Unemployment jumps forward to the 2030s, more than two decades after the 2008 financial crisis. Here Kline builds a hypothetical, disturbing future scenario, imagining the devastating effects of a new economic crisis, which strikes what remains of a middle class that has lost its jobs as a consequence of massive automation in productive activities and services. Unemployment will become an ever bigger issue, and will eventually affect professional and specialized jobs as well, leading to economic, social and personal upheaval. In Unemployment, Kline asks questions about what will happen to the hundreds of millions of middle-class professionals in the West, in a world where they may never work again. Stuck in poverty, discarded by a system that no longer needs the help of humans in order to function, individuals could end up like waste to be disposed of, nothing but abandoned, empty shells devoid of any use value. The works explore the fate of the human being and the human condition in this all-too-possible future. Kline’s narration takes the form of sculptures, audio and video works, and installation elements that help create an immersive, dreamlike experience, like a film in the fourth dimension which disturbs viewers for its verisimilitude and the recognizability of compositional elements, which are part of a shared imagination, of an everyday urban and media environment. Many of the works are created using advanced technology, including 3D printing and graphic software, as if he wanted to give a tangible example of, and a physical substance to, the automation processes that lead to the disastrous scenarios he prophesizes.

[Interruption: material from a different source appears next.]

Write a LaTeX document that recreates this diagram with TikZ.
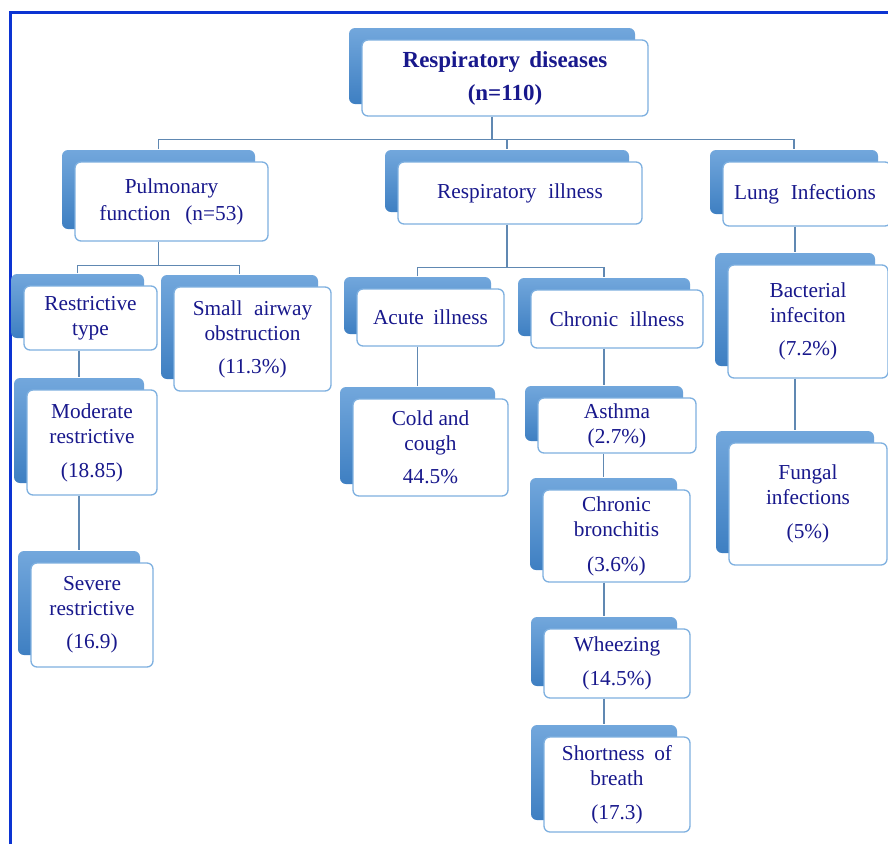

Josh Kline was born in Philadelphia in 1979. He lives in New York. Recent solo exhibitions include Freedom, Portland Art Museum, 2016 and Modern Art Oxford, 2015; Unemployment, 47 Canal, New York, 2016; Quality of Life, 47 Canal, New York, 2013. His work has been included in several group exhibitions, among them recently the 9th Berlin Biennale for Contemporary Art, Berlin, 2016; Life Itself, Moderna Museet, Stockholm, 2016; Suspended Animation, Hirshhorn Museum and Sculpture Garden, Washington, D.C., 2016; America Is Hard to See, Whitney Museum of American Art, New York, 2015; 2015 Triennial: Surround Audience, New Museum, New York, 2015; Infinite Jest, Schirn Kunsthalle Frankfurt, 2014; Archeo, High Line, New York, 2014; Speculations on Anonymous Materials, Fridericianum, Kassel, 2013.